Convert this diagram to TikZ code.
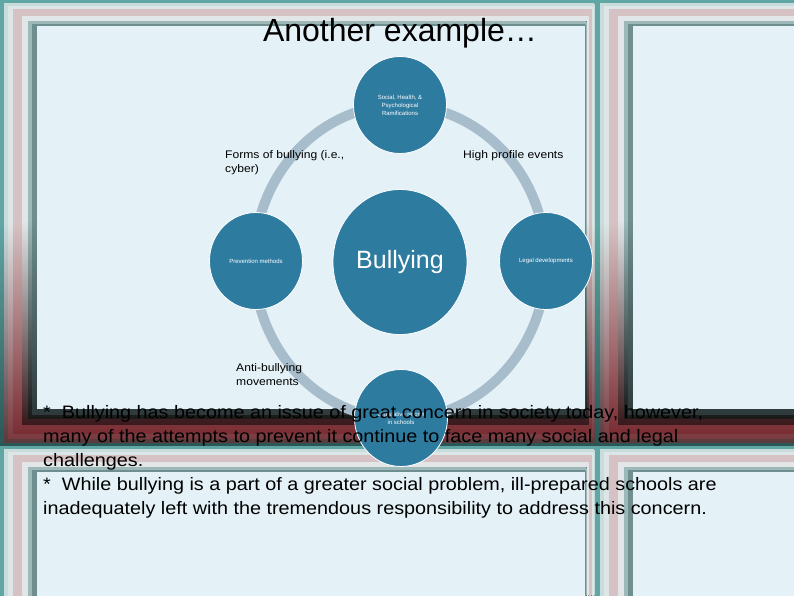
\documentclass[tikz,border=0pt]{standalone}
\usepackage{fontspec}
\setmainfont{Liberation Sans}
\newfontfamily\widesans[FakeStretch=1.1]{Liberation Sans}
\usetikzlibrary{positioning, shapes.geometric}

\definecolor{panel}{HTML}{E4F2F8}
\definecolor{bubble}{HTML}{2E7BA0}
\definecolor{ringgray}{HTML}{A8BDCC}
% frame stripes, light (top) and dark (bottom)
\definecolor{topa}{HTML}{5FA6A4}\definecolor{bota}{HTML}{2A5656}
\definecolor{topb}{HTML}{C9DCDC}\definecolor{botb}{HTML}{5A3A3C}
\definecolor{topc}{HTML}{DDE6E6}\definecolor{botc}{HTML}{7A3A40}
\definecolor{topd}{HTML}{D6C2C4}\definecolor{botd}{HTML}{7A2E34}
\definecolor{tope}{HTML}{E2E6E6}\definecolor{bote}{HTML}{3A1A1C}
\definecolor{topf}{HTML}{9CB8B8}\definecolor{botf}{HTML}{1A1A1A}
\definecolor{topg}{HTML}{6E8E90}\definecolor{botg}{HTML}{2E3A3C}

\begin{document}
\begin{tikzpicture}[x=1pt, y=-1pt,
  hub/.style  = {ellipse, draw=white, line width=0.8pt, fill=bubble, text=white,
                 minimum width=134pt, minimum height=145pt, font=\fontsize{25}{30}\selectfont},
  bub/.style  = {ellipse, draw=white, line width=0.8pt, fill=bubble, text=white,
                 minimum width=93pt, minimum height=97pt, inner sep=0pt, align=center,
                 font=\fontsize{6}{8}\selectfont},
  note/.style = {anchor=north west, inner sep=0pt, align=left, font=\widesans\fontsize{11}{14}\selectfont},
  ]
  \useasboundingbox (0,0) rectangle (794,595);

  % Background tiles
  \begin{scope}
    \clip (0,0) rectangle (794,595);
    \foreach \tx/\ty in {0/0, 596/0, 0/446, 596/446}{
      \foreach \d/\k in {0/a, 4/b, 8/c, 13/d, 22/e, 28/f, 32/g}
        \fill[top color=top\k, bottom color=bot\k, middle color=top\k]
          (\tx+\d, \ty+0.75*\d) rectangle (\tx+596-\d/3, \ty+446-\d);
      \fill[panel] (\tx+37, \ty+26) rectangle (\tx+585, \ty+409);
    }
  \end{scope}

  % Cycle ring
  \coordinate (mid) at (400,262);
  \draw[ringgray, line width=10pt] (mid) ellipse [x radius=146, y radius=157];

  % Circles
  \node (bully)   at (mid)     [hub] {Bullying};
  \node (ramif)   at (400,105) [bub] {Social, Health, \&\\Psychological\\Ramifications};
  \node (prevent) at (256,261) [bub] {Prevention methods};
  \node (legal)   at (546,261) [bub] {Legal developments};
  \node (policy)  at (401,418) [bub] {Legislative reform\\in schools};

  % Side labels
  \node (forms)    at (225,150) [note] {Forms of bullying (i.e.,\\cyber)};
  \node (highprof) at (463,150) [note] {High profile events};
  \node (antibull) at (236,363) [note] {Anti-bullying\\movements};

  % Title and body text
  \node (title) at (400,33) [font=\fontsize{32}{38}\selectfont] {Another example…};
  \node (body) at (43,405) [anchor=north west, inner sep=0pt, align=left,
    font=\widesans\fontsize{18}{24}\selectfont]
    {*\ \ Bullying has become an issue of great concern in society today, however,\\
     many of the attempts to prevent it continue to face many social and legal\\
     challenges.\\
     *\ \ While bullying is a part of a greater social problem, ill-prepared schools are\\
     inadequately left with the tremendous responsibility to address this concern.};
\end{tikzpicture}
\end{document}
==================================================
Write the listing out a second time exactly, dropping all images.

Solution -
Convert this diagram to TikZ code.
\documentclass[tikz,border=0pt]{standalone}
\usepackage{fontspec}
\setmainfont{Liberation Sans}
\newfontfamily\widesans[FakeStretch=1.1]{Liberation Sans}
\usetikzlibrary{positioning, shapes.geometric}

\definecolor{panel}{HTML}{E4F2F8}
\definecolor{bubble}{HTML}{2E7BA0}
\definecolor{ringgray}{HTML}{A8BDCC}
% frame stripes, light (top) and dark (bottom)
\definecolor{topa}{HTML}{5FA6A4}\definecolor{bota}{HTML}{2A5656}
\definecolor{topb}{HTML}{C9DCDC}\definecolor{botb}{HTML}{5A3A3C}
\definecolor{topc}{HTML}{DDE6E6}\definecolor{botc}{HTML}{7A3A40}
\definecolor{topd}{HTML}{D6C2C4}\definecolor{botd}{HTML}{7A2E34}
\definecolor{tope}{HTML}{E2E6E6}\definecolor{bote}{HTML}{3A1A1C}
\definecolor{topf}{HTML}{9CB8B8}\definecolor{botf}{HTML}{1A1A1A}
\definecolor{topg}{HTML}{6E8E90}\definecolor{botg}{HTML}{2E3A3C}

\begin{document}
\begin{tikzpicture}[x=1pt, y=-1pt,
  hub/.style  = {ellipse, draw=white, line width=0.8pt, fill=bubble, text=white,
                 minimum width=134pt, minimum height=145pt, font=\fontsize{25}{30}\selectfont},
  bub/.style  = {ellipse, draw=white, line width=0.8pt, fill=bubble, text=white,
                 minimum width=93pt, minimum height=97pt, inner sep=0pt, align=center,
                 font=\fontsize{6}{8}\selectfont},
  note/.style = {anchor=north west, inner sep=0pt, align=left, font=\widesans\fontsize{11}{14}\selectfont},
  ]
  \useasboundingbox (0,0) rectangle (794,595);

  % Background tiles
  \begin{scope}
    \clip (0,0) rectangle (794,595);
    \foreach \tx/\ty in {0/0, 596/0, 0/446, 596/446}{
      \foreach \d/\k in {0/a, 4/b, 8/c, 13/d, 22/e, 28/f, 32/g}
        \fill[top color=top\k, bottom color=bot\k, middle color=top\k]
          (\tx+\d, \ty+0.75*\d) rectangle (\tx+596-\d/3, \ty+446-\d);
      \fill[panel] (\tx+37, \ty+26) rectangle (\tx+585, \ty+409);
    }
  \end{scope}

  % Cycle ring
  \coordinate (mid) at (400,262);
  \draw[ringgray, line width=10pt] (mid) ellipse [x radius=146, y radius=157];

  % Circles
  \node (bully)   at (mid)     [hub] {Bullying};
  \node (ramif)   at (400,105) [bub] {Social, Health, \&\\Psychological\\Ramifications};
  \node (prevent) at (256,261) [bub] {Prevention methods};
  \node (legal)   at (546,261) [bub] {Legal developments};
  \node (policy)  at (401,418) [bub] {Legislative reform\\in schools};

  % Side labels
  \node (forms)    at (225,150) [note] {Forms of bullying (i.e.,\\cyber)};
  \node (highprof) at (463,150) [note] {High profile events};
  \node (antibull) at (236,363) [note] {Anti-bullying\\movements};

  % Title and body text
  \node (title) at (400,33) [font=\fontsize{32}{38}\selectfont] {Another example…};
  \node (body) at (43,405) [anchor=north west, inner sep=0pt, align=left,
    font=\widesans\fontsize{18}{24}\selectfont]
    {*\ \ Bullying has become an issue of great concern in society today, however,\\
     many of the attempts to prevent it continue to face many social and legal\\
     challenges.\\
     *\ \ While bullying is a part of a greater social problem, ill-prepared schools are\\
     inadequately left with the tremendous responsibility to address this concern.};
\end{tikzpicture}
\end{document}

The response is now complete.